Task: Retype exactly what appears below from the line containing "Reproduce this chart" down to the line containing "import * as", keeping both end lines. Do not include pictures.

Data lines:
━━━━━━━━━━━━━━━━━━━━━━━━━━━━━━

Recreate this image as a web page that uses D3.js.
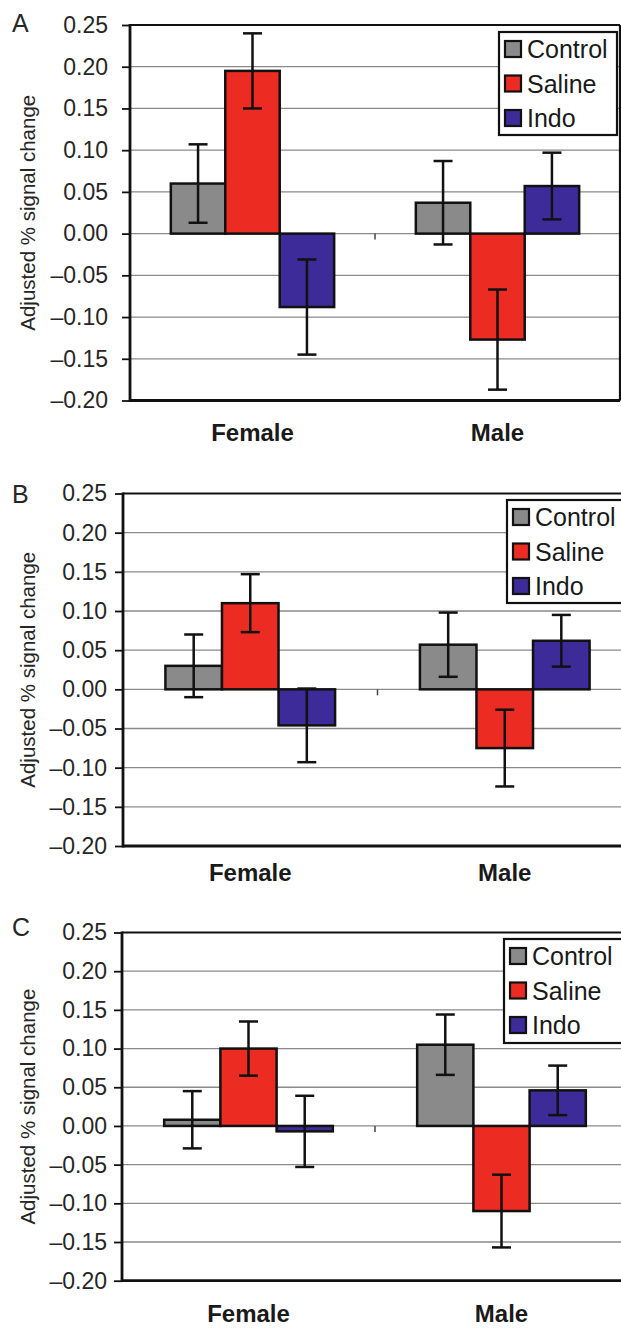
<!DOCTYPE html>
<html>
<head>
<meta charset="utf-8">
<script src="https://cdn.jsdelivr.net/npm/d3@7"></script>
<style>
  body { margin: 0; background: #fff; }
  text { font-family: "Liberation Sans", Arial, sans-serif; }
</style>
</head>
<body>
<script>
// data
const groups = ["Female", "Male"];
const series = ["Control", "Saline", "Indo"];
const seriesColors = ["#8a8a8a", "#ec2b22", "#3d2b99"];
const yTicks = [0.25, 0.20, 0.15, 0.10, 0.05, 0.00, -0.05, -0.10, -0.15, -0.20];
const yTickLabels = ["0.25", "0.20", "0.15", "0.10", "0.05", "0.00", "–0.05", "–0.10", "–0.15", "–0.20"];
const panelLetters = ["A", "B", "C"];
const yTitle = "Adjusted % signal change";

// means per group: Control, Saline, Indo
const meanA = [[0.060, 0.195, -0.088], [0.037, -0.127, 0.057]];
const errA  = [[0.047, 0.045, 0.057], [0.050, 0.060, 0.040]];
const meanB = [[0.030, 0.110, -0.046], [0.057, -0.075, 0.062]];
const errB  = [[0.040, 0.037, 0.047], [0.041, 0.049, 0.033]];
const meanC = [[0.008, 0.100, -0.007], [0.105, -0.110, 0.046]];
const errC  = [[0.037, 0.035, 0.046], [0.039, 0.047, 0.032]];

function main(){
    const svg = d3.select("body")
        .append("svg")
        .attr("width", 621)
        .attr("height", 1328)

    // layout of the three stacked panels
    const panels = [
        {means: meanA, errs: errA, left: 130, right: 620, top: 25, bottom: 400.5,
         letterY: 32, labelRight: 108, labelY: 441, legend: {x: 499, y: 32, w: 118, h: 103}},
        {means: meanB, errs: errB, left: 123, right: 632, top: 493.5, bottom: 846,
         letterY: 503, labelRight: 107, labelY: 881, legend: {x: 507, y: 500, w: 130, h: 103}},
        {means: meanC, errs: errC, left: 122, right: 628, top: 932.5, bottom: 1280.7,
         letterY: 936, labelRight: 107, labelY: 1322, legend: {x: 504, y: 939, w: 130, h: 104}}
    ];

    panels.forEach((p, k) => drawPanel(svg, p, panelLetters[k]));
}

function drawPanel(svg, p, letter){
    const g = svg.append("g")

    const y = d3.scaleLinear()
        .domain([-0.20, 0.25])
        .range([p.bottom, p.top]);
    const x = d3.scaleBand()
        .domain(groups)
        .range([p.left, p.right]);
    const xs = d3.scaleBand()
        .domain(series)
        .range([0, x.bandwidth()])
        .paddingInner(0)
        .paddingOuter(0.75);

    // gridlines
    g.append("g")
        .selectAll("line")
        .data(yTicks.slice(1))
        .enter()
        .append("line")
        .attr("x1", p.left)
        .attr("x2", p.right)
        .attr("y1", d => y(d))
        .attr("y2", d => y(d))
        .attr("stroke", "#8a8a8a")
        .attr("stroke-width", 1.3)

    // y axis ticks + labels
    const tickSize = 8;
    const yAxis = d3.axisLeft(y)
        .tickValues(yTicks)
        .tickFormat((d, i) => yTickLabels[i])
        .tickSize(tickSize)
        .tickSizeOuter(0)
        .tickPadding(p.left - p.labelRight - tickSize);
    const ya = g.append("g")
        .attr("transform", `translate(${p.left},0)`)
        .call(yAxis);
    ya.select(".domain").remove();
    ya.selectAll(".tick line").attr("stroke", "#111").attr("stroke-width", 1.8);
    ya.selectAll(".tick text")
        .attr("font-size", "23px")
        .attr("fill", "#262626")
        .style("font-family", "'Liberation Sans', Arial, sans-serif");

    // bars
    const rows = [];
    groups.forEach((grp, gi) => series.forEach((s, si) => {
        rows.push({grp: grp, s: s, si: si, v: p.means[gi][si], e: p.errs[gi][si]});
    }));

    g.append("g")
        .selectAll("rect")
        .data(rows)
        .enter()
        .append("rect")
        .attr("x", d => x(d.grp) + xs(d.s))
        .attr("y", d => y(Math.max(0, d.v)))
        .attr("width", xs.bandwidth())
        .attr("height", d => Math.abs(y(d.v) - y(0)))
        .attr("fill", d => seriesColors[d.si])
        .attr("stroke", "#111")
        .attr("stroke-width", 2.5)

    // error bars
    const cap = 9.5;
    const eb = g.append("g")
        .selectAll("g")
        .data(rows)
        .enter()
        .append("g")
        .attr("stroke", "#111")
        .attr("stroke-width", 2.5)
    const cx = d => x(d.grp) + xs(d.s) + xs.bandwidth() / 2;
    eb.append("line")
        .attr("x1", cx).attr("x2", cx)
        .attr("y1", d => y(d.v + d.e)).attr("y2", d => y(d.v - d.e))
    eb.append("line")
        .attr("x1", d => cx(d) - cap).attr("x2", d => cx(d) + cap)
        .attr("y1", d => y(d.v + d.e)).attr("y2", d => y(d.v + d.e))
    eb.append("line")
        .attr("x1", d => cx(d) - cap).attr("x2", d => cx(d) + cap)
        .attr("y1", d => y(d.v - d.e)).attr("y2", d => y(d.v - d.e))

    // category divider tick on the zero line
    g.append("line")
        .attr("x1", x("Male")).attr("x2", x("Male"))
        .attr("y1", y(0)).attr("y2", y(0) + 6)
        .attr("stroke", "#444")
        .attr("stroke-width", 1.5)

    // frame
    g.append("line").attr("x1", p.left).attr("x2", p.right).attr("y1", y(0.25)).attr("y2", y(0.25))
        .attr("stroke", "#111").attr("stroke-width", 2.2)
    g.append("line").attr("x1", p.right).attr("x2", p.right).attr("y1", y(0.25)).attr("y2", y(-0.20))
        .attr("stroke", "#111").attr("stroke-width", 2.2)
    g.append("line").attr("x1", p.left).attr("x2", p.right).attr("y1", y(-0.20)).attr("y2", y(-0.20))
        .attr("stroke", "#111").attr("stroke-width", 2.8)
    g.append("line").attr("x1", p.left).attr("x2", p.left).attr("y1", y(0.25) - 1).attr("y2", y(-0.20) + 1.4)
        .attr("stroke", "#111").attr("stroke-width", 2.8)

    // category labels
    g.append("g")
        .selectAll("text")
        .data(groups)
        .enter()
        .append("text")
        .attr("x", d => x(d) + x.bandwidth() / 2)
        .attr("y", p.labelY)
        .attr("text-anchor", "middle")
        .attr("font-size", "24px")
        .attr("font-weight", "bold")
        .attr("fill", "#1a1a1a")
        .text(d => d)

    // y title
    g.append("text")
        .attr("transform", `translate(35,${(p.top + p.bottom) / 2}) rotate(-90)`)
        .attr("text-anchor", "middle")
        .attr("font-size", "20.5px")
        .attr("fill", "#262626")
        .text(yTitle)

    // panel letter
    g.append("text")
        .attr("x", 12)
        .attr("y", p.letterY)
        .attr("font-size", "25px")
        .attr("fill", "#262626")
        .text(letter)

    // legend
    const L = p.legend;
    const lg = g.append("g").attr("transform", `translate(${L.x},${L.y})`)
    lg.append("rect")
        .attr("width", L.w)
        .attr("height", L.h)
        .attr("fill", "#fff")
        .attr("stroke", "#111")
        .attr("stroke-width", 2.2)
    const item = lg.selectAll(".item")
        .data(series)
        .enter()
        .append("g")
        .attr("class", "item")
        .attr("transform", (d, i) => `translate(0,${17 + i * 34.5})`)
    item.append("rect")
        .attr("x", 6)
        .attr("y", -8)
        .attr("width", 16)
        .attr("height", 16)
        .attr("fill", (d, i) => seriesColors[i])
        .attr("stroke", "#111")
        .attr("stroke-width", 2.2)
    item.append("text")
        .attr("x", 28)
        .attr("y", 9)
        .attr("font-size", "25px")
        .attr("fill", "#1a1a1a")
        .text(d => d)
}

main()
</script>
</body>
</html>
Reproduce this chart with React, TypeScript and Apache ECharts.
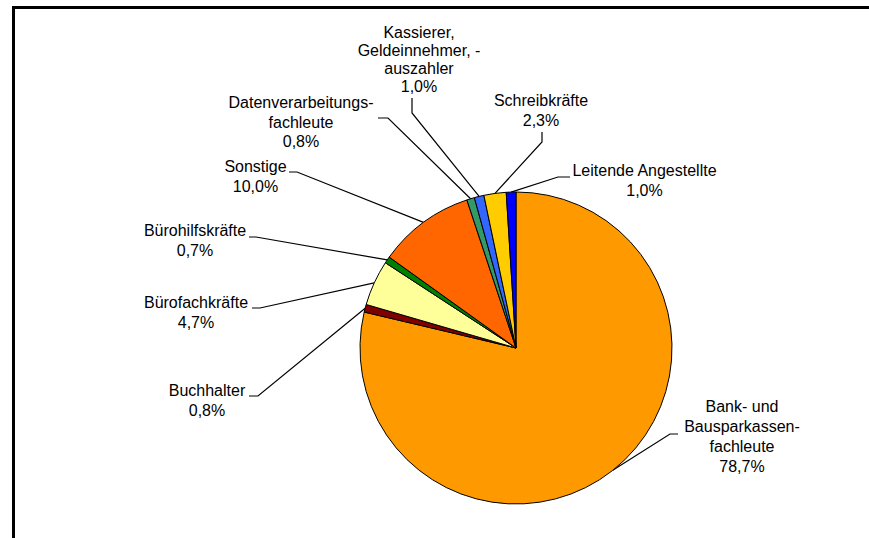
import React, { useEffect, useRef } from "react";
import * as echarts from "echarts";

// Categories (clockwise from 12 o'clock)
const categories: string[] = [
  "Bank- und\nBausparkassen-\nfachleute",
  "Buchhalter",
  "Bürofachkräfte",
  "Bürohilfskräfte",
  "Sonstige",
  "Datenverarbeitungs-\nfachleute",
  "Kassierer,\nGeldeinnehmer, -\nauszahler",
  "Schreibkräfte",
  "Leitende Angestellte",
];

// Shares in percent
const shares: number[] = [78.7, 0.8, 4.7, 0.7, 10.0, 0.8, 1.0, 2.3, 1.0];

const colors: string[] = [
  "#FF9900",
  "#800000",
  "#FFFF99",
  "#008000",
  "#FF6600",
  "#339966",
  "#3366FF",
  "#FFCC00",
  "#0000FF",
];

// Label layout: label centre (x, y), leader elbow (ex, ey), leader end at label (ax, ay), line height
const labelLayoutSpec = [
  { x: 742, y: 436.5, ex: 670, ey: 434, ax: 678, ay: 434, lh: 20 },
  { x: 207, y: 400, ex: 258, ey: 396, ax: 249, ay: 396, lh: 20 },
  { x: 196, y: 312.7, ex: 260, ey: 308, ax: 252, ay: 308, lh: 20 },
  { x: 195, y: 240, ex: 256, ey: 237, ax: 249, ay: 237, lh: 20 },
  { x: 255.5, y: 176, ex: 297, ey: 172, ax: 289, ay: 172, lh: 20 },
  { x: 301, y: 122.3, ex: 388, ey: 118, ax: 378, ay: 118, lh: 19.5 },
  { x: 419, y: 59.5, ex: 412, ey: 113, ax: 412, ay: 98, lh: 17.8 },
  { x: 541, y: 110, ex: 542, ey: 142, ax: 542, ay: 132, lh: 20 },
  { x: 644.5, y: 180, ex: 558, ey: 177, ax: 570, ay: 177, lh: 20 },
];

const fmt = (v: number) => v.toFixed(1).replace(".", ",");

export default function App() {
  const ref = useRef<HTMLDivElement>(null);

  useEffect(() => {
    if (!ref.current) return;
    const chart = echarts.init(ref.current, null, { renderer: "svg" });

    const data = categories.map((name, i) => ({
      name,
      value: shares[i],
      itemStyle: { color: colors[i] },
      label: { lineHeight: labelLayoutSpec[i].lh },
    }));

    chart.setOption({
      animation: false,
      backgroundColor: "#ffffff",
      graphic: [
        { type: "rect", shape: { x: 12, y: 6, width: 857, height: 3 }, style: { fill: "#000" } },
        { type: "rect", shape: { x: 12, y: 6, width: 3, height: 532 }, style: { fill: "#000" } },
      ],
      series: [
        {
          type: "pie",
          center: [516, 348],
          radius: 156,
          startAngle: 90,
          clockwise: true,
          avoidLabelOverlap: false,
          minShowLabelAngle: 0,
          itemStyle: { borderColor: "#000", borderWidth: 1 },
          emphasis: { disabled: true },
          label: {
            show: true,
            position: "outside",
            formatter: (p: any) => `${p.name}\n${fmt(p.value)}%`,
            fontFamily: "'Liberation Sans', Arial, sans-serif",
            fontSize: 16,
            color: "#000",
            align: "center",
          },
          labelLine: {
            show: true,
            smooth: false,
            lineStyle: { color: "#000", width: 1.2 },
          },
          labelLayout: (params: any) => {
            const s = labelLayoutSpec[params.dataIndex];
            const start =
              params.labelLinePoints && params.labelLinePoints[0]
                ? params.labelLinePoints[0]
                : [s.ex, s.ey];
            return {
              x: s.x,
              y: s.y,
              align: "center",
              verticalAlign: "middle",
              labelLinePoints: [start, [s.ex, s.ey], [s.ax, s.ay]],
            };
          },
          data,
        },
      ],
    });

    return () => chart.dispose();
  }, []);

  return (
    <div
      ref={ref}
      style={{ position: "absolute", left: 0, top: 0, width: 869, height: 538 }}
    />
  );
}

━━━━━━━━━━━━━━━━━━━━━━━━━━━━━━

Answer below:
Reproduce this chart with React, TypeScript and Apache ECharts.
import React, { useEffect, useRef } from "react";
import * as echarts from "echarts";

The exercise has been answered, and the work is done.